The current debate in the Kentucky General Assembly about statewide student tests, required under the Kentucky Education Reform Act, reminds me of two tests I took in college. While almost 40 years have passed since I took those tests, I remember them like they were yesterday and I think they are relevant to the current debate about testing in Kentucky.

One of the tests I wrote about in the early 1990s soon after KERA introduced a new form of testing in Kentucky. It was my final for a graduate level class in mass media at Ohio University.

The textbook covered a larger number of studies and surveys on how people are influenced by television, movies, newspapers, magazines, advertising, etc. In preparing for the final, I memorized — or at least attempted to — what each of those studies or surveys told us about how we are influenced by what we see, hear, watch and read.

However, to my utter shock, the final contained only one question: “From your readings, tell us why many people do not believe that man has walked on the moon.”

What? This was 1970, and Neil Armstrong had only recently become the first man to walk on the moon. However, we had never discussed the moon landing in that class. What in the world did this question have to do with this class?

For maybe 10 or 15 minutes, I shook without writing a word. However, as I began to calm down, I began to think about the studies that told us why some people think the way they do. I remembered a study that found a small percentage of Americans who didn’t believe anything they saw on television. They thought everything on the tube was staged.

I never picked up my copy of the graded test from the professor, but I must have given him the answer he wanted because I “aced” the class.

In hindsight, that was an excellent test. The professor didn’t want us to just be able to tell him what a particular study or survey found. Instead, he wanted us to be able to put that knowledge to use in a practical way. Knowledge is meaningless unless you are able to make it relevant by applying it to real life situations.

The second test was the Graduate Record Examination, taken while I was a senior at Morehead State University. Just like a high school student’s scores on the Scholastic Aptitude Test (SAT) plays a major role in which colleges accept that student’s application for admission, the GRE plays a similar role for college seniors wanting to attend graduate school.

A good score on the GRE was critical for me. In order for me to attend graduate school, I needed either a scholarship or a graduate assistantship. My score on the GRE would determine whether I was worthy of such financial assistance.

However, the GRE was like an advanced SAT, and I had done poorly on the SAT as a high school senior. I feared I was doomed.
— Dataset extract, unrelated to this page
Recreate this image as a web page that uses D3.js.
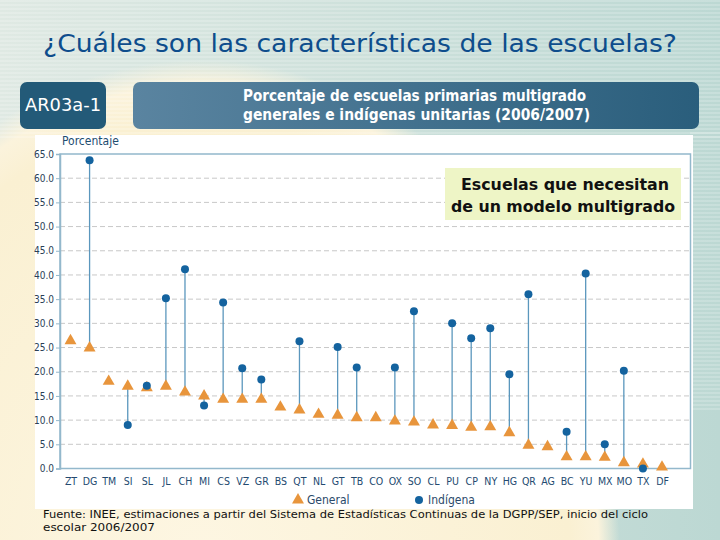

Like the SAT, the GRE tests only one’s verbal and math skills. I wasn’t too worried about the verbal portion of the test because that’s my strength. However, I disliked math so much that I had taken extra science courses at Morehead State just to avoid taking a math course. Thus, here I was being tested on my math skills when the last math course I had taken was Algebra II as a junior in high school.

The only thing that saved me was that the GRE asked only multiple choice questions. Unable to do most of the math problems on the test, I decided to “prove” the answers. I selected one of the two middle answers and worked backwards. I did that all the way through the test.
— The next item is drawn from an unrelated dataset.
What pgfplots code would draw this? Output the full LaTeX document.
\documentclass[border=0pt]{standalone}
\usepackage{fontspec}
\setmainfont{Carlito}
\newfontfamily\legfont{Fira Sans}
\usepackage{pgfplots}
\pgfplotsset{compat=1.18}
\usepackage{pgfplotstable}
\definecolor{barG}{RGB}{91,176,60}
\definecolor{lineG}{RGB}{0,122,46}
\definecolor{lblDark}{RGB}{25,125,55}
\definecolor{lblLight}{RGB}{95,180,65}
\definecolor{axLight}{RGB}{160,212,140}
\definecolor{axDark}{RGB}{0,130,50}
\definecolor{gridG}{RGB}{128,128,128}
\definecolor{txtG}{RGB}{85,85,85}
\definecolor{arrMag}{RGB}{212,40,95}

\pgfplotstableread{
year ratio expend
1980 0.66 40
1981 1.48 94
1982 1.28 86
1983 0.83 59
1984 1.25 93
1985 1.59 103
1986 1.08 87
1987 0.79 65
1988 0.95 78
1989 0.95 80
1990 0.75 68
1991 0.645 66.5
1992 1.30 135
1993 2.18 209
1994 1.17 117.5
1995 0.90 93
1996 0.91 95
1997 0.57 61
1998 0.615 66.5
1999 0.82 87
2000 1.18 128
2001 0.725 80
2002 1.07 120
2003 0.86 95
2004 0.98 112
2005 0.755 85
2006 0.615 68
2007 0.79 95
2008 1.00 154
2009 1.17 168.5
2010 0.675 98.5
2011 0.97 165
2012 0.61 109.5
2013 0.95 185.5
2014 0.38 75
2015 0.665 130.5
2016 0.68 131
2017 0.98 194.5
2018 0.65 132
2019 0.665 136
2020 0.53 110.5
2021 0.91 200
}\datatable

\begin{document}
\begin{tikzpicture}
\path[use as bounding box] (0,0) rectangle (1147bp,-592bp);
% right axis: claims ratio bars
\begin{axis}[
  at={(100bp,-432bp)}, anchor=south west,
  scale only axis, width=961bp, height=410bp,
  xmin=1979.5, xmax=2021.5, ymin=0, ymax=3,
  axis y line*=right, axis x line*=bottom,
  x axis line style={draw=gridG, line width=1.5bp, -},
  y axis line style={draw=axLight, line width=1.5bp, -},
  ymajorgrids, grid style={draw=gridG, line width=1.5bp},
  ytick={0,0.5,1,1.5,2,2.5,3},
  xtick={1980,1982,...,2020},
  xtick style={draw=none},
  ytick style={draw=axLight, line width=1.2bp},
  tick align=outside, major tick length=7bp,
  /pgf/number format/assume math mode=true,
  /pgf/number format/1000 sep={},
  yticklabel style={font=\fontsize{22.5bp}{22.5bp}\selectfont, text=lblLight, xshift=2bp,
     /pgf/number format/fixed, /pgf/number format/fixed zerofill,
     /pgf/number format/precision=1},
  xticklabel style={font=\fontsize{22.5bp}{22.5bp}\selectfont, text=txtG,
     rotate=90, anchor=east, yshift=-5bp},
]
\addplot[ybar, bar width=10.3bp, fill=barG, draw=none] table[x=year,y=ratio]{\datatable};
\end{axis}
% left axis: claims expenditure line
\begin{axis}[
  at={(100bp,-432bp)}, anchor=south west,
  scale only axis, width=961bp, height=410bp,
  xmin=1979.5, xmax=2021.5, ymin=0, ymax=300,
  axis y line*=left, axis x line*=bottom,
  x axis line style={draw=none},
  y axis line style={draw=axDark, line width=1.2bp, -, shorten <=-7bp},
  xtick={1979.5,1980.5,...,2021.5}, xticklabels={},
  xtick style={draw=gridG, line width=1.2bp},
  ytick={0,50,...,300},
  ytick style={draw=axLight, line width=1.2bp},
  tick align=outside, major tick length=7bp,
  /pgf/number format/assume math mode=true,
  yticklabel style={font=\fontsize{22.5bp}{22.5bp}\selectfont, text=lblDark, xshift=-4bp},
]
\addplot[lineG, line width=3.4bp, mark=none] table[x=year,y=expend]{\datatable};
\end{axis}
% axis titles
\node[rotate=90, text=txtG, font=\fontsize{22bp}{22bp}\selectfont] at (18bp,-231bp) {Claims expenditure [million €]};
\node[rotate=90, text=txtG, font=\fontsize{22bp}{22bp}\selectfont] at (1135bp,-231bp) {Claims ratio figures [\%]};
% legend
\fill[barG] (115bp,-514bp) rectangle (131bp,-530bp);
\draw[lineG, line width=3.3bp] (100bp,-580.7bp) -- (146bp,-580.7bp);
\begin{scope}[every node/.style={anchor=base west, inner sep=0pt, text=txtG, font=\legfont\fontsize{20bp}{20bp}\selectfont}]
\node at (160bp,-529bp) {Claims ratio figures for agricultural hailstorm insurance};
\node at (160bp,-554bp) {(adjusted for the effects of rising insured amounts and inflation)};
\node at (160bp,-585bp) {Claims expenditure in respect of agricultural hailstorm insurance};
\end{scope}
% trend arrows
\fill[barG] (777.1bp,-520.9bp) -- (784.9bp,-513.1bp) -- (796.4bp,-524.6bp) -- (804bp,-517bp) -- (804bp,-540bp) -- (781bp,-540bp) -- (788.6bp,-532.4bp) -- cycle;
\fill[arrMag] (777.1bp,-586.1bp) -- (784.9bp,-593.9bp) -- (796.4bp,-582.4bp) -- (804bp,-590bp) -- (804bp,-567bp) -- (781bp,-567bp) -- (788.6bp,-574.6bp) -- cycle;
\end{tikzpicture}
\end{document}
I’m not saying that I got a great score on the math portion of the GRE, but I did score above average on a math test taken only by college seniors. And combined with my verbal score, my overall GRE score was high enough to earn me an assistantship at Ohio University.

But that math score in no way measured my ability in math — or lack thereof. Instead, it measured my skill in taking the test. If the test had required open-ended answers, I would have failed miserably.
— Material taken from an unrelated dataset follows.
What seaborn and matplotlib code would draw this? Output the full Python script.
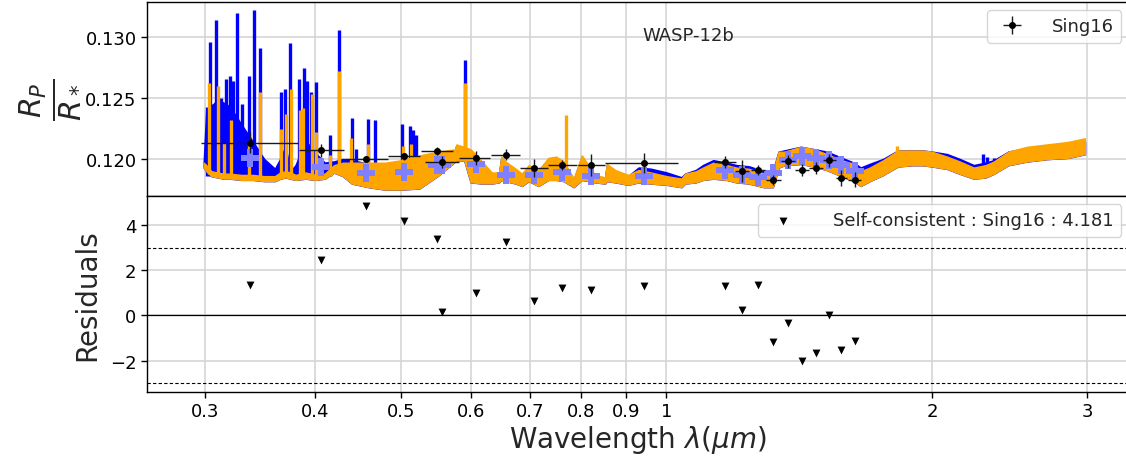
import numpy as np
import matplotlib
matplotlib.use("Agg")
import matplotlib.pyplot as plt
from matplotlib.ticker import NullLocator, FixedLocator, FixedFormatter
import seaborn as sns

# ---------------- data ----------------
# Sing16 observed transit depths
sing_wl = [0.337, 0.406, 0.457, 0.504, 0.550, 0.557, 0.608, 0.658, 0.707, 0.762, 0.822,
           0.944, 1.166, 1.218, 1.269, 1.322, 1.372, 1.424, 1.477, 1.530, 1.578, 1.634]
sing_wl_lo = [0.297, 0.383, 0.432, 0.483, 0.527, 0.533, 0.582, 0.633, 0.682, 0.734, 0.793,
              0.853, 1.133, 1.195, 1.247, 1.297, 1.347, 1.400, 1.452, 1.505, 1.555, 1.608]
sing_wl_hi = [0.382, 0.431, 0.483, 0.526, 0.573, 0.582, 0.631, 0.682, 0.734, 0.791, 0.851,
              1.032, 1.200, 1.242, 1.293, 1.347, 1.397, 1.450, 1.503, 1.555, 1.603, 1.660]
sing_rp = [0.12134, 0.12071, 0.12000, 0.12021, 0.12066, 0.11975, 0.12008, 0.12035, 0.11926,
           0.11951, 0.11948, 0.11967, 0.11975, 0.11902, 0.11912, 0.11830, 0.11980, 0.11912,
           0.11926, 0.11989, 0.11847, 0.11830]
sing_err = [0.00085, 0.00055, 0.00022, 0.00030, 0.00035, 0.00048, 0.00055, 0.00045, 0.00075,
            0.00040, 0.00090, 0.00085, 0.00048, 0.00090, 0.00040, 0.00040, 0.00057, 0.00050,
            0.00050, 0.00055, 0.00064, 0.00063]
# binned model
binned_model = [0.12011, 0.11934, 0.11885, 0.11893, 0.11948, 0.11950, 0.11961, 0.11871, 0.11871,
                0.11893, 0.11861, 0.11858, 0.11907, 0.11871, 0.11852, 0.11888, 0.11989, 0.12025,
                0.12008, 0.11989, 0.11948, 0.11898]
# residuals
residuals = [1.33, 2.45, 4.83, 4.18, 3.39, 0.16, 0.97, 3.25, 0.65, 1.21, 1.12, 1.31, 1.31, 0.22,
             1.33, -1.17, -0.35, -2.00, -1.65, 0.01, -1.55, -1.12]

# model spectra (continuum envelopes)
spec_wl = [0.299, 0.301, 0.305, 0.310, 0.315, 0.320, 0.330, 0.340, 0.350, 0.360, 0.365, 0.370,
           0.375, 0.380, 0.390, 0.400, 0.410, 0.420, 0.430, 0.440, 0.460, 0.480, 0.500, 0.525,
           0.550, 0.576, 0.578, 0.590, 0.600, 0.618, 0.634, 0.646, 0.650, 0.657, 0.675, 0.686,
           0.698, 0.716, 0.735, 0.750, 0.765, 0.785, 0.802, 0.830, 0.852, 0.856, 0.875, 0.905,
           0.930, 0.960, 1.000, 1.040, 1.050, 1.080, 1.100, 1.130, 1.170, 1.200, 1.240, 1.290,
           1.320, 1.340, 1.360, 1.420, 1.470, 1.520, 1.580, 1.630, 1.660, 1.700, 1.760, 1.830,
           1.900, 1.950, 2.000, 2.080, 2.150, 2.230, 2.300, 2.350, 2.440, 2.560, 2.700, 2.850,
           2.980]
orange_lo = [0.1193, 0.1190, 0.1186, 0.1185, 0.1184, 0.1184, 0.1183, 0.1183, 0.1182, 0.1182,
             0.1184, 0.1185, 0.1184, 0.1183, 0.1184, 0.1183, 0.1184, 0.1189, 0.1186, 0.1180,
             0.1177, 0.1175, 0.1175, 0.1176, 0.1186, 0.1198, 0.1199, 0.1199, 0.1181, 0.1180,
             0.1180, 0.1181, 0.1183, 0.1182, 0.1180, 0.1178, 0.1182, 0.1178, 0.1183, 0.1183,
             0.1182, 0.1177, 0.1183, 0.1181, 0.1180, 0.1182, 0.1181, 0.1179, 0.1181, 0.1180,
             0.1179, 0.1177, 0.1180, 0.1181, 0.1183, 0.1184, 0.1183, 0.1181, 0.1180, 0.1177,
             0.1177, 0.1193, 0.1195, 0.1196, 0.1194, 0.1191, 0.1186, 0.1182, 0.1178, 0.1182,
             0.1187, 0.1194, 0.1195, 0.1195, 0.1194, 0.1192, 0.1188, 0.1184, 0.1185, 0.1188,
             0.1195, 0.1198, 0.1200, 0.1201, 0.1204]
orange_hi = [0.1197, 0.1195, 0.1190, 0.1189, 0.1188, 0.1188, 0.1187, 0.1187, 0.1186, 0.1186,
             0.1189, 0.1190, 0.1189, 0.1187, 0.1189, 0.1187, 0.1188, 0.1195, 0.1197, 0.1197,
             0.1197, 0.1197, 0.1199, 0.1203, 0.1206, 0.1208, 0.1212, 0.1210, 0.1208, 0.1198,
             0.1189, 0.1189, 0.1202, 0.1198, 0.1192, 0.1188, 0.1195, 0.1191, 0.1201, 0.1202,
             0.1198, 0.1184, 0.1203, 0.1187, 0.1185, 0.1196, 0.1191, 0.1187, 0.1191, 0.1189,
             0.1186, 0.1184, 0.1188, 0.1190, 0.1193, 0.1197, 0.1195, 0.1193, 0.1192, 0.1188,
             0.1189, 0.1206, 0.1206, 0.1210, 0.1208, 0.1204, 0.1199, 0.1196, 0.1190, 0.1193,
             0.1199, 0.1207, 0.1207, 0.1207, 0.1206, 0.1202, 0.1198, 0.1193, 0.1195, 0.1198,
             0.1206, 0.1210, 0.1212, 0.1214, 0.1217]
blue_hi = [0.1197, 0.1240, 0.1243, 0.1249, 0.1246, 0.1243, 0.1228, 0.1214, 0.1200, 0.1192,
           0.1200, 0.1210, 0.1190, 0.1195, 0.1215, 0.1205, 0.1197, 0.1198, 0.1200, 0.1199,
           0.1196, 0.1196, 0.1198, 0.1202, 0.1205, 0.1207, 0.1211, 0.1209, 0.1207, 0.1197,
           0.1188, 0.1188, 0.1201, 0.1197, 0.1191, 0.1187, 0.1194, 0.1190, 0.1200, 0.1201,
           0.1197, 0.1183, 0.1202, 0.1186, 0.1184, 0.1195, 0.1190, 0.1186, 0.1193, 0.1192,
           0.1189, 0.1185, 0.1188, 0.1191, 0.1195, 0.1199, 0.1197, 0.1195, 0.1194, 0.1190,
           0.1190, 0.1206, 0.1207, 0.1210, 0.1208, 0.1206, 0.1201, 0.1197, 0.1193, 0.1196,
           0.1200, 0.1207, 0.1207, 0.1207, 0.1206, 0.1204, 0.1200, 0.1195, 0.1197, 0.1199,
           0.1206, 0.1209, 0.1211, 0.1212, 0.1214]

# narrow absorption lines (wavelength, base, top)
orange_line_wl = [0.3035, 0.3105, 0.3150, 0.3212, 0.3366, 0.3462, 0.3660, 0.3704, 0.3750,
                  0.3842, 0.3878, 0.3965, 0.4012, 0.4160, 0.4250, 0.4395, 0.4590, 0.5035,
                  0.5140, 0.5917, 0.7690, 1.8260]
orange_line_base = [0.1188, 0.1187, 0.1186, 0.1186, 0.1185, 0.1185, 0.1186, 0.1186, 0.1186,
                    0.1186, 0.1186, 0.1186, 0.1186, 0.1186, 0.1190, 0.1190, 0.1190, 0.1195,
                    0.1195, 0.1205, 0.1195, 0.1205]
orange_line_top = [0.1262, 0.1260, 0.1213, 0.1232, 0.1215, 0.1255, 0.1225, 0.1237, 0.1257,
                   0.1240, 0.1242, 0.1253, 0.1222, 0.1203, 0.1272, 0.1217, 0.1212, 0.1211,
                   0.1212, 0.1262, 0.1236, 0.1211]
blue_line_wl = [0.3016, 0.3040, 0.3062, 0.3090, 0.3130, 0.3169, 0.3200, 0.3229, 0.3258, 0.3300,
                0.3363, 0.3406, 0.3465, 0.3657, 0.3698, 0.3740, 0.3835, 0.3879, 0.3919, 0.3960,
                0.4010, 0.4160, 0.4252, 0.4398, 0.4450, 0.4592, 0.4680, 0.5020, 0.5120, 0.5160,
                0.5200, 0.5917, 2.285, 2.310, 2.350]
blue_line_base = [0.1186] * 22 + [0.1190, 0.1190, 0.1190, 0.1190, 0.1190, 0.1195, 0.1195,
                                  0.1195, 0.1195, 0.1205, 0.1195, 0.1195, 0.1195]
blue_line_top = [0.1243, 0.1296, 0.1245, 0.1314, 0.1250, 0.1266, 0.1268, 0.1264, 0.1320, 0.1245,
                 0.1268, 0.1322, 0.1291, 0.1255, 0.1257, 0.1295, 0.1266, 0.1275, 0.1264, 0.1255,
                 0.1263, 0.1220, 0.1306, 0.1234, 0.1208, 0.1233, 0.1232, 0.1229, 0.1227, 0.1224,
                 0.1220, 0.1281, 0.1204, 0.1202, 0.1201]

xtick_vals = [0.3, 0.4, 0.5, 0.6, 0.7, 0.8, 0.9, 1, 2, 3]
xtick_labels = ["0.3", "0.4", "0.5", "0.6", "0.7", "0.8", "0.9", "1", "2", "3"]

# ---------------- figure ----------------
sns.set_style("ticks")
plt.rcParams["font.family"] = ["DejaVu Sans"]
plt.rcParams["mathtext.fontset"] = "dejavusans"

fig = plt.figure(figsize=(11.26, 4.64), dpi=100)
L, R = 0.1305, 1.003
ax1 = fig.add_axes([L, 0.5754, R - L, 0.9935 - 0.5754])
ax2 = fig.add_axes([L, 0.1530, R - L, 0.5754 - 0.1530], sharex=ax1)

ORANGE = "#ffa500"
BLUE = "#0000ff"
BIN = "#8080ff"

# blue model
ax1.fill_between(spec_wl, orange_lo, blue_hi, color=BLUE, lw=1.2, zorder=2)
ax1.vlines(blue_line_wl, blue_line_base, blue_line_top, color=BLUE, lw=2.4, zorder=2)
# orange model
ax1.fill_between(spec_wl, orange_lo, orange_hi, color=ORANGE, lw=1.0, edgecolor=ORANGE, zorder=3)
ax1.vlines(orange_line_wl, orange_line_base, orange_line_top, color=ORANGE, lw=2.4, zorder=3)

# binned model
sns.scatterplot(x=sing_wl, y=binned_model, marker="P", s=150, color=BIN, edgecolor=BIN,
                linewidth=0, ax=ax1, zorder=4, legend=False)

# data
xerr = [np.array(sing_wl) - np.array(sing_wl_lo), np.array(sing_wl_hi) - np.array(sing_wl)]
ax1.errorbar(sing_wl, sing_rp, xerr=xerr, yerr=sing_err, fmt="o", color="k", ms=4,
             ecolor="#1a1a1a", elinewidth=1.0, capsize=0, zorder=5, label="Sing16")

ax1.text(0.551, 0.83, "WASP-12b", transform=ax1.transAxes, ha="center", va="center",
         fontsize=13)
ax1.legend(loc="upper right", fontsize=13, handletextpad=1.2, borderaxespad=0.45,
           framealpha=0.8)

ax1.set_ylim(0.11697, 0.13287)
ax1.set_yticks([0.120, 0.125, 0.130])
ax1.set_yticklabels(["0.120", "0.125", "0.130"])
ax1.set_ylabel(r"$\frac{R_P}{R_*}$", fontsize=31, labelpad=4)

# residuals
sns.scatterplot(x=sing_wl, y=residuals, marker="v", s=32, color="k", edgecolor="k",
                linewidth=0, ax=ax2, zorder=4, label="Self-consistent : Sing16 : 4.181")
ax2.axhline(0, color="k", lw=0.9, zorder=3)
ax2.axhline(3, color="k", lw=0.8, ls=(0, (3, 2)), zorder=3)
ax2.axhline(-3, color="k", lw=0.8, ls=(0, (3, 2)), zorder=3)
ax2.set_ylim(-3.39, 5.28)
ax2.set_yticks([-2, 0, 2, 4])
ax2.set_ylabel("Residuals", fontsize=20, labelpad=6)
ax2.set_xlabel(r"Wavelength $\lambda (\mu m)$", fontsize=20, labelpad=2)
ax2.legend(loc="upper right", fontsize=13, handletextpad=1.8, borderaxespad=0.45,
           framealpha=0.8)

ax2.set_xscale("log")
ax2.set_xlim(0.2578, 3.347)
for ax in (ax1, ax2):
    ax.xaxis.set_major_locator(FixedLocator(xtick_vals))
    ax.xaxis.set_major_formatter(FixedFormatter(xtick_labels))
    ax.xaxis.set_minor_locator(NullLocator())
    ax.grid(True, color="#d5d5d5", lw=1.2, zorder=0)
    ax.set_axisbelow(True)
    ax.tick_params(labelsize=13, length=4, width=1, color="k", labelcolor="k")
    for s in ax.spines.values():
        s.set_color("k")
        s.set_linewidth(1.0)
ax1.tick_params(axis="x", labelbottom=False, bottom=False)

fig.savefig("out.png", dpi=100)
The Kentucky Senate wants to replace CATS with the ACT — another multiple choice test — and with other standardized tests that I believe do no better job of measuring what a student really knows than the math portion on my GRE. On the other hand, the one-question test on the mass media test forced me to apply what I knew. Despite all its flaws — and I hear about those from the public schoolteacher who is my wife — CATS is better than multiple choice tests.